Ein Niedertemperaturkessel.
Quelle: Privat
Mit der Niedertemperatur kamen Kondensationsprobleme. Viessmann reagierte darauf mit einer zweischaligen Brennkammer mit resistentem Guss auf der Heizgasseite und Stahl auf der Wasserseite.

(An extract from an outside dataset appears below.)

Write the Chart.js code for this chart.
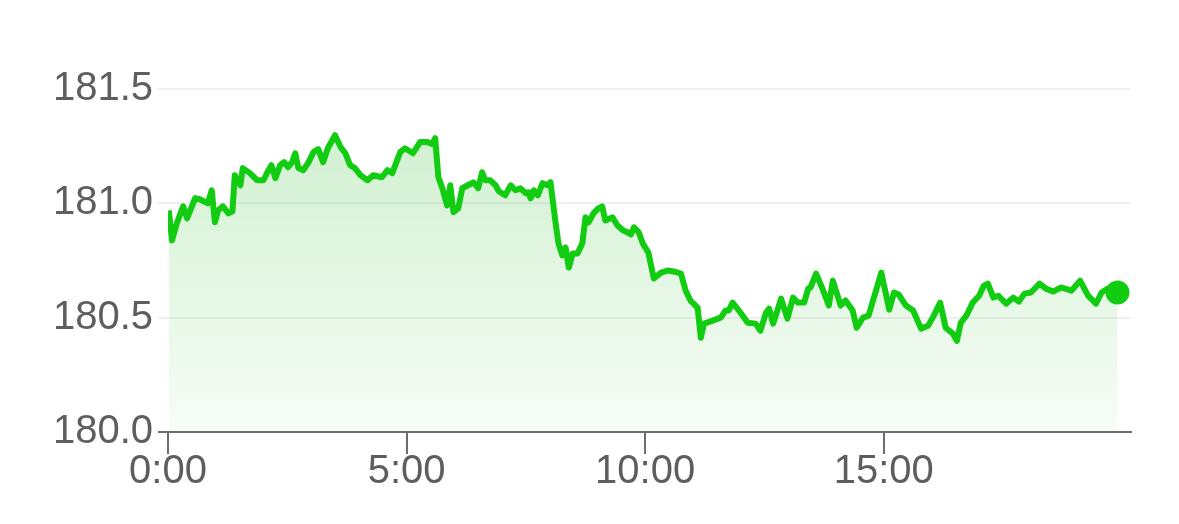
<!DOCTYPE html>
<html>
<head>
<meta charset="utf-8">
<script src="https://cdn.jsdelivr.net/npm/chart.js@4/dist/chart.umd.min.js"></script>
<style>
  html, body { margin: 0; padding: 0; background: #fff; }
  #wrap { width: 1179px; height: 524px; }
</style>
</head>
<body>
<div id="wrap"><canvas id="priceChart"></canvas></div>
<script>
// minutes since 0:00
const times = [1, 5, 11, 19, 24, 34, 40, 50, 55, 59, 63, 69, 76, 81, 84, 91, 94, 103, 112, 120,
  125, 130, 135, 141, 146, 151, 156, 160, 164, 170, 176, 183, 189, 195, 201, 210, 217, 223, 229, 235,
  242, 251, 258, 269, 276, 282, 292, 298, 308, 317, 326, 332, 336, 340, 345, 351, 355, 359, 365, 370,
  377, 384, 390, 395, 399, 405, 412, 416, 424, 431, 437, 443, 450, 453, 456, 460, 465, 471, 477, 481,
  487, 491, 496, 500, 504, 509, 515, 521, 525, 529, 535, 541, 546, 550, 559, 565, 572, 578, 582, 586,
  592, 597, 604, 611, 620, 628, 636, 645, 651, 657, 666, 670, 674, 685, 695, 701, 705, 710, 718, 729,
  739, 745, 752, 756, 761, 771, 779, 786, 792, 800, 805, 808, 815, 824, 831, 836, 846, 852, 861, 866,
  874, 881, 897, 907, 913, 919, 928, 937, 947, 956, 963, 971, 978, 987, 992, 997, 1004, 1012, 1020, 1026,
  1031, 1038, 1044, 1054, 1063, 1070, 1077, 1085, 1096, 1104, 1113, 1123, 1136, 1147, 1157, 1167, 1174, 1182, 1194];

const prices = [180.969, 180.838, 180.912, 180.987, 180.934, 181.022, 181.018, 181.000, 181.057, 180.917,
  180.969, 180.987, 180.956, 180.965, 181.123, 181.079, 181.154, 181.132, 181.101, 181.101,
  181.136, 181.167, 181.110, 181.167, 181.180, 181.158, 181.180, 181.219, 181.154, 181.145,
  181.175, 181.224, 181.237, 181.180, 181.241, 181.298, 181.246, 181.219, 181.167, 181.154,
  181.123, 181.101, 181.123, 181.114, 181.145, 181.132, 181.224, 181.241, 181.219, 181.268,
  181.268, 181.259, 181.285, 181.114, 181.066, 180.991, 181.079, 180.961, 180.978, 181.066,
  181.079, 181.092, 181.066, 181.136, 181.101, 181.101, 181.079, 181.053, 181.035, 181.079,
  181.057, 181.066, 181.044, 181.048, 181.022, 181.057, 181.035, 181.088, 181.079, 181.092,
  180.925, 180.825, 180.772, 180.807, 180.719, 180.781, 180.781, 180.825, 180.939, 180.917,
  180.956, 180.978, 180.987, 180.925, 180.939, 180.904, 180.882, 180.873, 180.864, 180.895,
  180.873, 180.825, 180.785, 180.671, 180.697, 180.706, 180.702, 180.693, 180.618, 180.575,
  180.544, 180.412, 180.474, 180.487, 180.500, 180.531, 180.531, 180.566, 180.531, 180.478,
  180.474, 180.443, 180.522, 180.539, 180.474, 180.583, 180.496, 180.588, 180.566, 180.566,
  180.627, 180.632, 180.693, 180.618, 180.553, 180.662, 180.553, 180.575, 180.531, 180.456,
  180.500, 180.509, 180.697, 180.535, 180.610, 180.601, 180.553, 180.531, 180.452, 180.465,
  180.509, 180.566, 180.456, 180.430, 180.399, 180.478, 180.509, 180.566, 180.596, 180.640,
  180.649, 180.588, 180.596, 180.561, 180.588, 180.570, 180.605, 180.610, 180.649, 180.627,
  180.614, 180.632, 180.618, 180.662, 180.596, 180.561, 180.610, 180.627, 180.610];

const xTicks = [0, 300, 600, 900];
const yTicks = [180.0, 180.5, 181.0, 181.5];

const green = '#12cc12';
const points = times.map((t, i) => ({ x: t, y: prices[i] }));

function fmtTime(m) {
  const h = Math.floor(m / 60);
  const mm = m % 60;
  return h + ':' + (mm < 10 ? '0' : '') + mm;
}

const ctx = document.getElementById('priceChart').getContext('2d');
new Chart(ctx, {
  type: 'line',
  data: {
    datasets: [{
      data: points,
      borderColor: green,
      borderWidth: 6,
      tension: 0,
      fill: 'start',
      backgroundColor: function(context) {
        const area = context.chart.chartArea;
        if (!area) return 'rgba(20,200,20,0.1)';
        const g = context.chart.ctx.createLinearGradient(0, area.top, 0, area.bottom);
        g.addColorStop(0, 'rgba(20,180,20,0.22)');
        g.addColorStop(1, 'rgba(20,180,20,0.03)');
        return g;
      },
      pointRadius: ctx => ctx.dataIndex === points.length - 1 ? 12 : 0,
      pointBackgroundColor: green,
      pointBorderWidth: 0,
      borderJoinStyle: 'round'
    }]
  },
  options: {
    responsive: true,
    maintainAspectRatio: false,
    animation: false,
    layout: { padding: { left: 50, right: 48, top: 89, bottom: 34 } },
    plugins: {
      legend: { display: false },
      tooltip: { enabled: false }
    },
    scales: {
      x: {
        type: 'linear',
        min: 0,
        max: 1211,
        afterBuildTicks: scale => { scale.ticks = xTicks.map(v => ({ value: v })); },
        border: { display: true, color: '#6c6c72', width: 2 },
        grid: {
          drawOnChartArea: false,
          drawTicks: true,
          tickLength: 22,
          color: '#6c6c72',
          lineWidth: 2
        },
        ticks: {
          padding: -6,
          maxRotation: 0,
          color: '#5e5e5e',
          font: { family: 'Liberation Sans', size: 40 },
          callback: v => fmtTime(v)
        }
      },
      y: {
        min: 180,
        max: 181.5,
        afterBuildTicks: scale => { scale.ticks = yTicks.map(v => ({ value: v })); },
        afterFit: scale => { scale.width = 118; },
        border: { display: false },
        grid: {
          color: c => c.index === 0 ? '#6c6c72' : '#f0f0f2',
          lineWidth: 2,
          drawTicks: true,
          tickLength: 10
        },
        ticks: {
          padding: 5,
          color: '#5e5e5e',
          font: { family: 'Liberation Sans', size: 40 },
          callback: v => v.toFixed(1)
        }
      }
    }
  }
});
</script>
</body>
</html>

80er-Jahre – Der Preis der Unit-Entwicklung

Noch herrschen Nächstenliebe und Partnerschaft in der Industrie vor, doch tauchen in der Ferne erste dunkle Wolken auf. Dunkle Wolken mit der Einführung der Units. Die Forderung nach höherer Energieeffizienz zwingt dazu, Kessel und Brenner nicht als zwei Montageteile zweier Hersteller zu betrachten, die lediglich zu verflanschen sind. Der Entwurf muss aus einer Hand kommen. Ganz besonders im unteren Leistungsbereich mit kleinen Feuerräumen steigert solch eine optimierte Abstimmung erheblich den Wirkungsgrad. Anfangs tut sich die Branche mit der Unit-Philosophie schwer. Das hat etwas damit zu tun, dass hier die Kesselindustrie und dort die Brennerindustrie partnerschaftlich zusammenarbeiten, der eine dem anderen nicht das Brot wegnehmen will. Das Handwerk will sich ebenfalls nicht in seine gewachsenen Zuneigungen, diese Kesselmarke und jene Brennermarke, hinein reden lassen. Obwohl bereits seit Ende der 70er-Jahre der Unit-Gedanke als der richtige Weg angemahnt wird, beträgt der Anteil der seriellen Kessel/Brenner-Kombination selbst Ende der 80er-Jahre nicht mehr als 10 Prozent. Erst als sich in der Folgezeit die Industrie nicht mehr schiedlich friedlich die Aufgaben teilt und sich die Kessel- wie auch die Brennerbauer um das jeweils andere Produkt kümmern, reifen diese Konstruktionen zum Standard heran. Wie auch die Brennwerttechnik.